*EXERCISE REQUIREMENTS*. From the first line of the data down to and including the line with "(root) at (1260,672.5)", copy everything exactly, leaving out pictures.

*STORED DATA*.
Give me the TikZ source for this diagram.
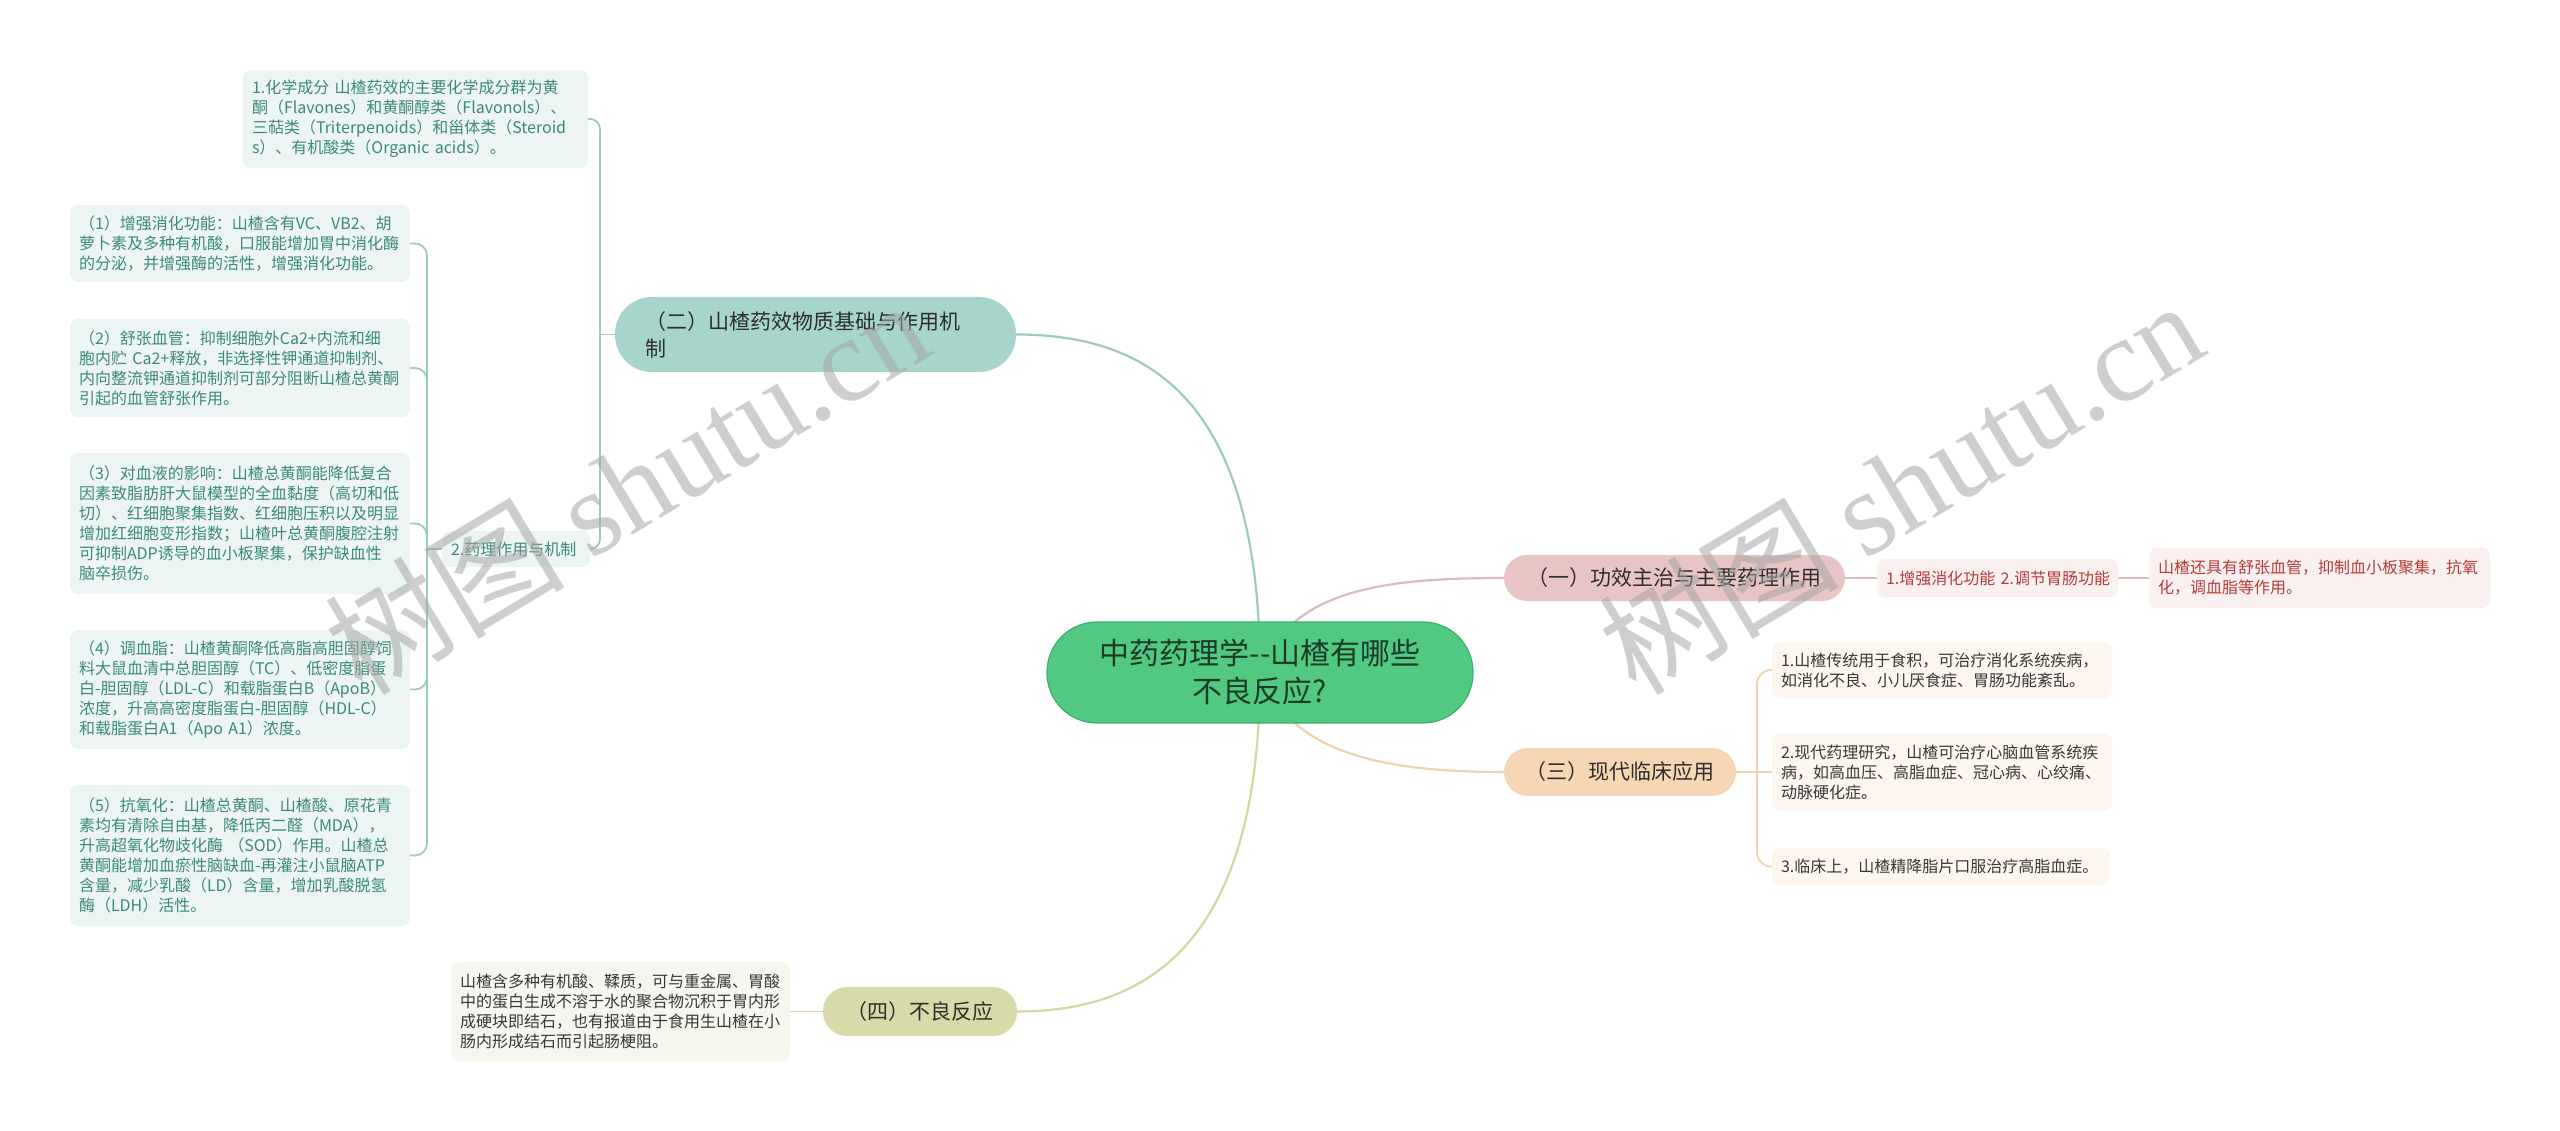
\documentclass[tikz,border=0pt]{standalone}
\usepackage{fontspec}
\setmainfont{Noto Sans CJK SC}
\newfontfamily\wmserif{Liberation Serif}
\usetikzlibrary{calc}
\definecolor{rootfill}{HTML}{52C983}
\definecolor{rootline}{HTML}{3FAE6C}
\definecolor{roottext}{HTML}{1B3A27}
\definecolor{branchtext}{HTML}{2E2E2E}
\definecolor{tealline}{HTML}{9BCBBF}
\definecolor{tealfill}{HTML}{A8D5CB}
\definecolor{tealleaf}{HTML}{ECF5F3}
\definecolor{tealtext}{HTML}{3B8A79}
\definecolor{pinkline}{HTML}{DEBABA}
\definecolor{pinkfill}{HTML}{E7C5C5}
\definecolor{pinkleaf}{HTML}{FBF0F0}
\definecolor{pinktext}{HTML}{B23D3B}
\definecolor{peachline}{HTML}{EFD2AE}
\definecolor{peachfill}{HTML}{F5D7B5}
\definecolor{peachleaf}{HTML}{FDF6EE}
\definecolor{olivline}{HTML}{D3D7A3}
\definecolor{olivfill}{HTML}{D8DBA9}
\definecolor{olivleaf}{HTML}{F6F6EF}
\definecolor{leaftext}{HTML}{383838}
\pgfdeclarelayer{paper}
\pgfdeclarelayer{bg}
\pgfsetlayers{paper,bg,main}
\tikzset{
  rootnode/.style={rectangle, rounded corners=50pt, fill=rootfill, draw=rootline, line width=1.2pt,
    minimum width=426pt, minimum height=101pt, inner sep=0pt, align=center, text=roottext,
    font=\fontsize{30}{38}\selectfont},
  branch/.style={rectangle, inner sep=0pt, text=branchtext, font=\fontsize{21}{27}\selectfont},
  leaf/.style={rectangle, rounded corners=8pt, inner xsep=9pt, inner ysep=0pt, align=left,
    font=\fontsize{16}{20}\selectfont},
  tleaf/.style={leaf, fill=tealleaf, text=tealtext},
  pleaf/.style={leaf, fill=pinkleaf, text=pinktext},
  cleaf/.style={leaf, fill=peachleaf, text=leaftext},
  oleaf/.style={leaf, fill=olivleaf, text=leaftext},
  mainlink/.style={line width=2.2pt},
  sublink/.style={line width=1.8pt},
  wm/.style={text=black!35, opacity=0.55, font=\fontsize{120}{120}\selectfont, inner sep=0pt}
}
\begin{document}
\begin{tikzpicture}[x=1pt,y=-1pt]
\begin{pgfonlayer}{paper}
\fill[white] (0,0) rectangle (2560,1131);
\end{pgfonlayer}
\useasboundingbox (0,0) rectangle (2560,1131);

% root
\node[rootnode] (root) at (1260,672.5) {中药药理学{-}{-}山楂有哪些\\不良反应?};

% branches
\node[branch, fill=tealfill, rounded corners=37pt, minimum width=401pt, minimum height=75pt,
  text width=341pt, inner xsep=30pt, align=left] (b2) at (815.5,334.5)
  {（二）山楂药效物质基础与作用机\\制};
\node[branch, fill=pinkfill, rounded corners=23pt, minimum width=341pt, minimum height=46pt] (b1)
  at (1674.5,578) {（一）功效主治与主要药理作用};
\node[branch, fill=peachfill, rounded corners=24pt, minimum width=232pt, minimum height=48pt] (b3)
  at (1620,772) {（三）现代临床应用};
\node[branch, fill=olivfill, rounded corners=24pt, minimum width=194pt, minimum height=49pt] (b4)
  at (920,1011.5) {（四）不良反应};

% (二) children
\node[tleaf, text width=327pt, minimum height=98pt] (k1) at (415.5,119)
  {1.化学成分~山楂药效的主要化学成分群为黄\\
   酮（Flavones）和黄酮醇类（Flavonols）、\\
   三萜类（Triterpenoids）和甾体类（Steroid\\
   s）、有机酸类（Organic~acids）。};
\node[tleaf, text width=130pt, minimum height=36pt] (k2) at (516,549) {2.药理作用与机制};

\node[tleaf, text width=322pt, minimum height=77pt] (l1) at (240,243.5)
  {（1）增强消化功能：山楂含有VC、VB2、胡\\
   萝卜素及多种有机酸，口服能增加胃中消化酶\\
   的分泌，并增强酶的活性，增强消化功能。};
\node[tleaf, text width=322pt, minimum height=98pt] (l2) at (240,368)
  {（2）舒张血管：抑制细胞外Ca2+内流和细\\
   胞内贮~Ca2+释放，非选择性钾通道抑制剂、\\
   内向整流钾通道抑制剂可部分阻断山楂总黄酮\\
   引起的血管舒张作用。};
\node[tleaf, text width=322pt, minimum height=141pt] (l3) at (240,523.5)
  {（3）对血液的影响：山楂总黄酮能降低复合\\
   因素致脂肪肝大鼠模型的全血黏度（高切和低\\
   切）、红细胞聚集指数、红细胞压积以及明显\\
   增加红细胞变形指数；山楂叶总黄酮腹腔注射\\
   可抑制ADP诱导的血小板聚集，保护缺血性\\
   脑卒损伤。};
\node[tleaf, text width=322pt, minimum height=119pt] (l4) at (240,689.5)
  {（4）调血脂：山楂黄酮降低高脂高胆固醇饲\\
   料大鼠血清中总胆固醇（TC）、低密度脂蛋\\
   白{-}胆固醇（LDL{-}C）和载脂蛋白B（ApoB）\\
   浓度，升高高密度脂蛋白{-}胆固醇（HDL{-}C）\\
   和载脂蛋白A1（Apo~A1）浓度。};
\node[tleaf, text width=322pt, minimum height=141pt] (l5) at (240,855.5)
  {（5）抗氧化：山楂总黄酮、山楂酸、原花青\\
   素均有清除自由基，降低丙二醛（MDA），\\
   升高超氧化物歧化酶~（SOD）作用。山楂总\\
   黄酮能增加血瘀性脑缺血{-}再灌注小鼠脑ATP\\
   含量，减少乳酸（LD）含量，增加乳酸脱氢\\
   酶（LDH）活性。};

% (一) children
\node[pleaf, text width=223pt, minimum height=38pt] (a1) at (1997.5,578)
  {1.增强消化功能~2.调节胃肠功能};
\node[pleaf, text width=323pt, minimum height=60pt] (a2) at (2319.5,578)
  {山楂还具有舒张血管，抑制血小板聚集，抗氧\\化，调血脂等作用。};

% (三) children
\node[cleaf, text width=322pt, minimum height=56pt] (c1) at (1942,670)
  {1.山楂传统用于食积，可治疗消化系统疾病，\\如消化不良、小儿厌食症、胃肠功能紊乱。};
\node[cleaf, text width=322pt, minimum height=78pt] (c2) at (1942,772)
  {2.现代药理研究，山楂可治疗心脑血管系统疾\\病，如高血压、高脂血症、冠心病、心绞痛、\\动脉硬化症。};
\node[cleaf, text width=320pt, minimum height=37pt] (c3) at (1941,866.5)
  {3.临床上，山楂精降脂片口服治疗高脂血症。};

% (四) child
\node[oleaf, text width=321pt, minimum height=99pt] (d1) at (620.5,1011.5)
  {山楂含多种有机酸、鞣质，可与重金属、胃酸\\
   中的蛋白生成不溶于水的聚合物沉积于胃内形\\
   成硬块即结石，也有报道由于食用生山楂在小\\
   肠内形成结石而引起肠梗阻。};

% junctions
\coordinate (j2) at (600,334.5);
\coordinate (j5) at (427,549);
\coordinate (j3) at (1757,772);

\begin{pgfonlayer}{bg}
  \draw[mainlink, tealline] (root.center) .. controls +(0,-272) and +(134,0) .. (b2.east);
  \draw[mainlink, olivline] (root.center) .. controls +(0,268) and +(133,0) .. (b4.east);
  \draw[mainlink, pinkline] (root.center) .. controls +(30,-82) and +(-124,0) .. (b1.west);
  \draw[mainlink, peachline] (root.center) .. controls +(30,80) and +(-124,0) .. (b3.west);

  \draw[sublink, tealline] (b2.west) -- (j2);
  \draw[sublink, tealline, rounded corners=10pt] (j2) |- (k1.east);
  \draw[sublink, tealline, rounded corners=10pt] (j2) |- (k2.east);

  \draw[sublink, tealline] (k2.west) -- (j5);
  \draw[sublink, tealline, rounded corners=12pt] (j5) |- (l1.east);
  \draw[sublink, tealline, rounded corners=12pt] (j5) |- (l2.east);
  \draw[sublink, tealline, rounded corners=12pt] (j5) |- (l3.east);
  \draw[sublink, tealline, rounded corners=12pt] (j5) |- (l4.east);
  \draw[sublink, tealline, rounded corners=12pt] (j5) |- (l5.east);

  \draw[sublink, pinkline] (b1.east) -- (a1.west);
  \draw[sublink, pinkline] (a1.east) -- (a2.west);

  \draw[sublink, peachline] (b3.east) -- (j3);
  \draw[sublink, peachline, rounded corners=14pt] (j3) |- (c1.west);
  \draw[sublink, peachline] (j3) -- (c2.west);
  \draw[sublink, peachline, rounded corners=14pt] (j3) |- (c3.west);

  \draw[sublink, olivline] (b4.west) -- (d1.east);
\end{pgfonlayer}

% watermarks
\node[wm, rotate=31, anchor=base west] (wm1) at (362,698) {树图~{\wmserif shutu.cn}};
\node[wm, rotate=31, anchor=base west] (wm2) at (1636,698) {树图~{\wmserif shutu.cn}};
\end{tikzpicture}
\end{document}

*RESPONSE TO THIS EXERCISE*.
Give me the TikZ source for this diagram.
\documentclass[tikz,border=0pt]{standalone}
\usepackage{fontspec}
\setmainfont{Noto Sans CJK SC}
\newfontfamily\wmserif{Liberation Serif}
\usetikzlibrary{calc}
\definecolor{rootfill}{HTML}{52C983}
\definecolor{rootline}{HTML}{3FAE6C}
\definecolor{roottext}{HTML}{1B3A27}
\definecolor{branchtext}{HTML}{2E2E2E}
\definecolor{tealline}{HTML}{9BCBBF}
\definecolor{tealfill}{HTML}{A8D5CB}
\definecolor{tealleaf}{HTML}{ECF5F3}
\definecolor{tealtext}{HTML}{3B8A79}
\definecolor{pinkline}{HTML}{DEBABA}
\definecolor{pinkfill}{HTML}{E7C5C5}
\definecolor{pinkleaf}{HTML}{FBF0F0}
\definecolor{pinktext}{HTML}{B23D3B}
\definecolor{peachline}{HTML}{EFD2AE}
\definecolor{peachfill}{HTML}{F5D7B5}
\definecolor{peachleaf}{HTML}{FDF6EE}
\definecolor{olivline}{HTML}{D3D7A3}
\definecolor{olivfill}{HTML}{D8DBA9}
\definecolor{olivleaf}{HTML}{F6F6EF}
\definecolor{leaftext}{HTML}{383838}
\pgfdeclarelayer{paper}
\pgfdeclarelayer{bg}
\pgfsetlayers{paper,bg,main}
\tikzset{
  rootnode/.style={rectangle, rounded corners=50pt, fill=rootfill, draw=rootline, line width=1.2pt,
    minimum width=426pt, minimum height=101pt, inner sep=0pt, align=center, text=roottext,
    font=\fontsize{30}{38}\selectfont},
  branch/.style={rectangle, inner sep=0pt, text=branchtext, font=\fontsize{21}{27}\selectfont},
  leaf/.style={rectangle, rounded corners=8pt, inner xsep=9pt, inner ysep=0pt, align=left,
    font=\fontsize{16}{20}\selectfont},
  tleaf/.style={leaf, fill=tealleaf, text=tealtext},
  pleaf/.style={leaf, fill=pinkleaf, text=pinktext},
  cleaf/.style={leaf, fill=peachleaf, text=leaftext},
  oleaf/.style={leaf, fill=olivleaf, text=leaftext},
  mainlink/.style={line width=2.2pt},
  sublink/.style={line width=1.8pt},
  wm/.style={text=black!35, opacity=0.55, font=\fontsize{120}{120}\selectfont, inner sep=0pt}
}
\begin{document}
\begin{tikzpicture}[x=1pt,y=-1pt]
\begin{pgfonlayer}{paper}
\fill[white] (0,0) rectangle (2560,1131);
\end{pgfonlayer}
\useasboundingbox (0,0) rectangle (2560,1131);

% root
\node[rootnode] (root) at (1260,672.5) {中药药理学{-}{-}山楂有哪些\\不良反应?};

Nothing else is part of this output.